Oakland Scavenger was hardly alone in this view. The district court in San Francisco upheld it, stating that the plaintiffs -- a group of Mexican-Americans and blacks -- had failed to prove that the anti-discrimination laws, particularly Title VII of the Civil Rights Act of 1964, in any way prohibited Oakland Scavenger shareholders from exercising "their proprietary preference," as protected by the liberty and property concepts of the Fifth Amendment. The Court of Appeals reversed this finding, declaring that the owners' preferences couldn't be allowed to overrule employees' rights to equal opportunity. At that point, the company's plight began to arouse nationwide alarm. The National Family Business Council (NFBC), a watch-dog association for family-owned companies, saw a dangerous precedent in the Court of Appeals's decision. When the Supreme Court refused to review the ruling, an NFBC insider recalls, "The consensus was that family businesses had been blasted out of the water. It was one of the worst things that had ever happened to them."
Borghero took it hard, too.

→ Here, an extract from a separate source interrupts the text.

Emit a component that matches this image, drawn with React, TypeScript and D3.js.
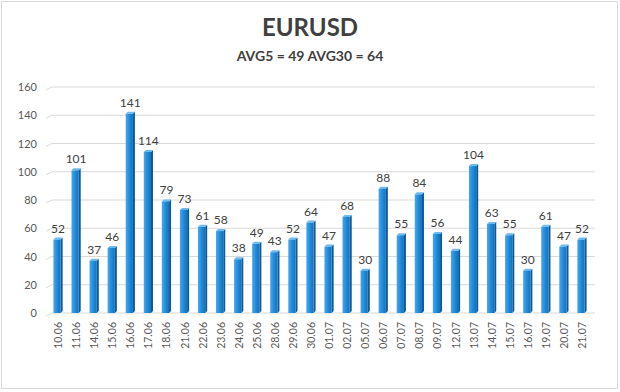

Later that morning he would be bitter, murmuring, "I dunno. People tell you., why not screw the government? They screw you, don't they?" Later still he would say: "My guys aren't interested in the Constitution. They just want to run their company." His immediate reaction, however, was to keep up the fight.
McKae had explained that they would have to go back to square one, back to district court. But this time, they would have to defend their promotion and pay policies on other grounds, specifically that the policies were a "business necessity" for the company to carry out its obligations. He looked as though he were way back in his head somewhere, planning the details of this new defense. He didn't look confident. The confidence, by the end of that long, bad morning, was Borghero's.